Exercise details -
Print, word for word, every line from the beginning of the listing up to and including the line with "y_ticks = [500, 1000, 1500, 2000, 2500]". Pictures are to be excluded.

Source material -
━━━━━━

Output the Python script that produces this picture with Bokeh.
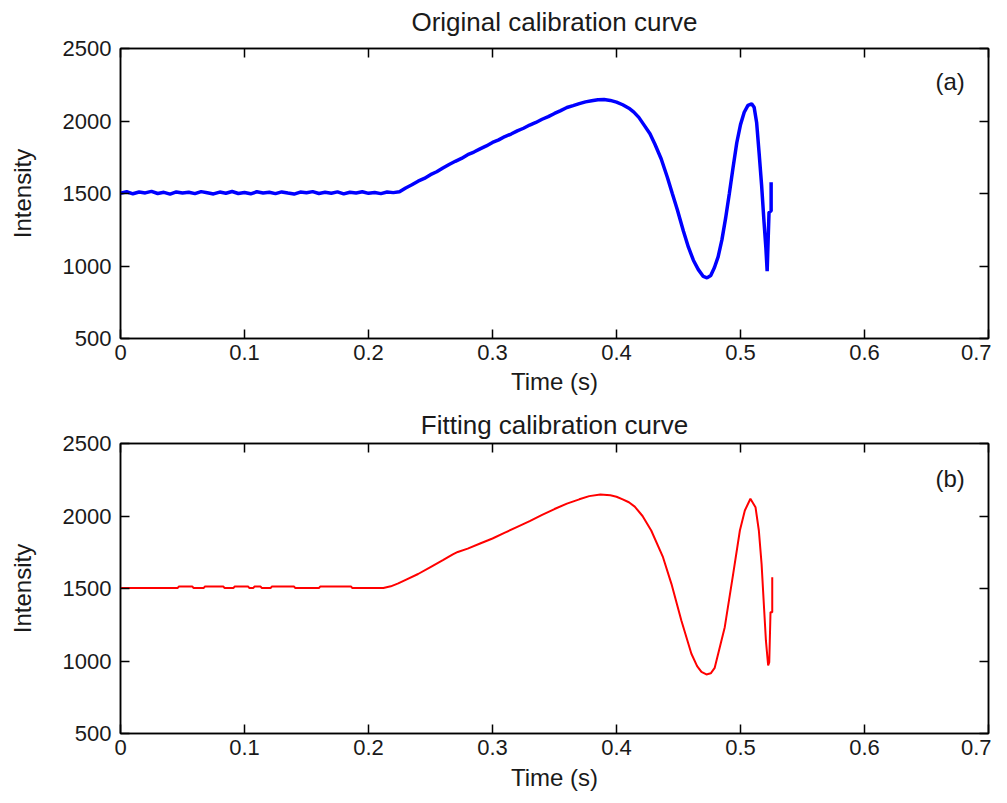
from bokeh.plotting import figure
from bokeh.layouts import column
from bokeh.models import Range1d, FixedTicker, LinearAxis, Label, CustomJSTickFormatter
from bokeh.embed import file_html
from bokeh.resources import INLINE

# ---------------- data ----------------
x_ticks = [0, 0.1, 0.2, 0.3, 0.4, 0.5, 0.6, 0.7]
y_ticks = [500, 1000, 1500, 2000, 2500]

orig_time = [
    0.000, 0.005, 0.010, 0.015, 0.020, 0.025, 0.030, 0.035, 0.040, 0.045,
    0.050, 0.055, 0.060, 0.065, 0.070, 0.075, 0.080, 0.085, 0.090, 0.095,
    0.100, 0.105, 0.110, 0.115, 0.120, 0.125, 0.130, 0.135, 0.140, 0.145,
    0.150, 0.155, 0.160, 0.165, 0.170, 0.175, 0.180, 0.185, 0.190, 0.195,
    0.200, 0.205, 0.210, 0.215, 0.220,
    0.225, 0.230, 0.235, 0.240, 0.245, 0.250, 0.255, 0.260, 0.265, 0.270,
    0.275, 0.280, 0.285, 0.290, 0.295, 0.300, 0.305, 0.310, 0.315, 0.320,
    0.325, 0.330, 0.335, 0.340, 0.345, 0.350, 0.355, 0.360, 0.365, 0.370,
    0.375, 0.380, 0.385, 0.390, 0.395, 0.400, 0.405, 0.410, 0.414, 0.418,
    0.422, 0.427, 0.431, 0.436, 0.441, 0.445, 0.449, 0.454, 0.458, 0.462,
    0.466, 0.470, 0.473, 0.476, 0.479, 0.482, 0.485, 0.488, 0.491, 0.494,
    0.497, 0.500, 0.503, 0.506, 0.509, 0.511, 0.513, 0.515, 0.517, 0.519,
    0.5205, 0.5215, 0.5230, 0.5247, 0.5247,
]
orig_intensity = [
    1502, 1512, 1498, 1510, 1504, 1515, 1500, 1508, 1496, 1511,
    1503, 1509, 1499, 1513, 1505, 1497, 1510, 1502, 1514, 1500,
    1507, 1498, 1512, 1504, 1509, 1499, 1511, 1503, 1496, 1510,
    1505, 1513, 1500, 1508, 1502, 1511, 1497, 1509, 1504, 1512,
    1501, 1507, 1499, 1510, 1506,
    1512, 1538, 1560, 1585, 1604, 1630, 1650, 1676, 1700, 1722,
    1742, 1768, 1786, 1808, 1828, 1852, 1870, 1893, 1910, 1932,
    1950, 1972, 1990, 2012, 2030, 2052, 2072, 2093, 2106, 2120,
    2132, 2140, 2147, 2148, 2142, 2130, 2112, 2088, 2061, 2025,
    1975, 1912, 1840, 1740, 1612, 1500, 1390, 1240, 1130, 1040,
    975, 928, 918, 935, 990, 1065, 1180, 1330, 1500, 1680,
    1850, 1975, 2060, 2108, 2118, 2095, 1990, 1780, 1560, 1300,
    1120, 965, 1370, 1380, 1578,
]

fit_time = [
    0.000, 0.046, 0.047, 0.058, 0.059, 0.067, 0.068, 0.083, 0.084, 0.091,
    0.092, 0.103, 0.104, 0.107, 0.108, 0.113, 0.114, 0.121, 0.122, 0.140,
    0.141, 0.160, 0.161, 0.186, 0.187, 0.212,
    0.218, 0.224, 0.230, 0.240, 0.250, 0.260, 0.268, 0.272, 0.280, 0.290,
    0.300, 0.310, 0.320, 0.330, 0.340, 0.350, 0.360, 0.370, 0.378, 0.387,
    0.395, 0.400, 0.405, 0.410, 0.4147, 0.421, 0.428, 0.4375, 0.4443, 0.4523,
    0.4604, 0.4650, 0.4685, 0.4725, 0.4760, 0.4792, 0.4873, 0.4941, 0.4995, 0.5035,
    0.508, 0.5121, 0.5148, 0.517, 0.5191, 0.5205, 0.5223, 0.5232, 0.5242, 0.5256,
    0.5256,
]
fit_intensity = [
    1503, 1503, 1513, 1513, 1503, 1503, 1513, 1513, 1503, 1503,
    1513, 1513, 1503, 1503, 1513, 1513, 1503, 1503, 1513, 1513,
    1503, 1503, 1513, 1513, 1503, 1503,
    1515, 1535, 1560, 1600, 1648, 1695, 1735, 1752, 1775, 1810,
    1845, 1885, 1925, 1965, 2008, 2048, 2085, 2115, 2137, 2148,
    2143, 2133, 2115, 2095, 2065, 2000, 1900, 1716, 1532, 1279,
    1050, 965, 925, 907, 915, 953, 1233, 1601, 1900, 2038,
    2119, 2061, 1900, 1670, 1350, 1140, 969, 992, 1337, 1337,
    1578,
]

titles = ["Original calibration curve", "Fitting calibration curve"]
panel_tags = ["(a)", "(b)"]
x_label = "Time (s)"
y_label = "Intensity"

FONT = "Liberation Sans"
TEXT_COLOR = "#1a1a1a"


def make_panel(title, title_standoff, tag, tag_y, xs, ys, color, lw,
               border_top, border_bottom, xlabel_standoff):
    p = figure(
        frame_width=868, frame_height=290,
        min_border_left=120, min_border_right=3,
        min_border_top=border_top, min_border_bottom=border_bottom,
        x_range=Range1d(0, 0.7), y_range=Range1d(500, 2500),
        output_backend="svg", toolbar_location=None,
        background_fill_color="white", border_fill_color="white",
    )
    p.title.visible = False

    p.grid.visible = False
    p.outline_line_color = "black"
    p.outline_line_width = 1.5

    xa = p.xaxis[0]
    ya = p.yaxis[0]
    xa.ticker = FixedTicker(ticks=x_ticks)
    ya.ticker = FixedTicker(ticks=y_ticks)
    xa.formatter = CustomJSTickFormatter(code="return String(Math.round(tick*10)/10);")
    for ax in (xa, ya):
        ax.major_tick_in = 9
        ax.major_tick_out = 0
        ax.minor_tick_line_color = None
        ax.axis_line_color = "black"
        ax.axis_line_width = 1.5
        ax.major_tick_line_color = "black"
        ax.major_tick_line_width = 1.5
        ax.major_label_text_font = FONT
        ax.major_label_text_font_size = "22px"
        ax.major_label_text_color = TEXT_COLOR
        ax.axis_label_text_font = FONT
        ax.axis_label_text_font_size = "24px"
        ax.axis_label_text_font_style = "normal"
        ax.axis_label_text_color = TEXT_COLOR
    xa.axis_label = x_label
    ya.axis_label = y_label
    xa.major_label_standoff = 6
    ya.major_label_standoff = 9
    xa.axis_label_standoff = xlabel_standoff
    ya.axis_label_standoff = 24

    blank = "return '';"
    # top axis: ticks only, carries the panel title as its axis label
    top = LinearAxis(ticker=FixedTicker(ticks=x_ticks), formatter=CustomJSTickFormatter(code=blank),
                     major_tick_in=9, major_tick_out=0, minor_tick_line_color=None,
                     major_label_standoff=0, axis_line_width=1.5, major_tick_line_width=1.5,
                     axis_label=title, axis_label_standoff=title_standoff,
                     axis_label_text_font=FONT, axis_label_text_font_size="26px",
                     axis_label_text_font_style="normal", axis_label_text_color=TEXT_COLOR)
    right = LinearAxis(ticker=FixedTicker(ticks=y_ticks), formatter=CustomJSTickFormatter(code=blank),
                       major_tick_in=9, major_tick_out=0, minor_tick_line_color=None,
                       major_label_standoff=0, axis_line_width=1.5, major_tick_line_width=1.5)
    p.add_layout(top, "above")
    p.add_layout(right, "right")

    p.line(xs, ys, line_color=color, line_width=lw)

    p.add_layout(Label(x=0.669, y=tag_y, text=tag,
                       text_font=FONT, text_font_size="24px", text_color=TEXT_COLOR,
                       text_align="center", text_baseline="middle"))
    return p


p1 = make_panel(titles[0], 12, panel_tags[0], 2269, orig_time, orig_intensity,
                "#0000ff", 3.5, 48, 65, 5)
p2 = make_panel(titles[1], 4, panel_tags[1], 2259, fit_time, fit_intensity,
                "#ff0000", 2, 40, 62, 6)

layout = column(p1, p2, spacing=0)
open("out.html", "w").write(file_html(layout, INLINE))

━━━━━━

Solution below -
Output the Python script that produces this picture with Bokeh.
from bokeh.plotting import figure
from bokeh.layouts import column
from bokeh.models import Range1d, FixedTicker, LinearAxis, Label, CustomJSTickFormatter
from bokeh.embed import file_html
from bokeh.resources import INLINE

# ---------------- data ----------------
x_ticks = [0, 0.1, 0.2, 0.3, 0.4, 0.5, 0.6, 0.7]
y_ticks = [500, 1000, 1500, 2000, 2500]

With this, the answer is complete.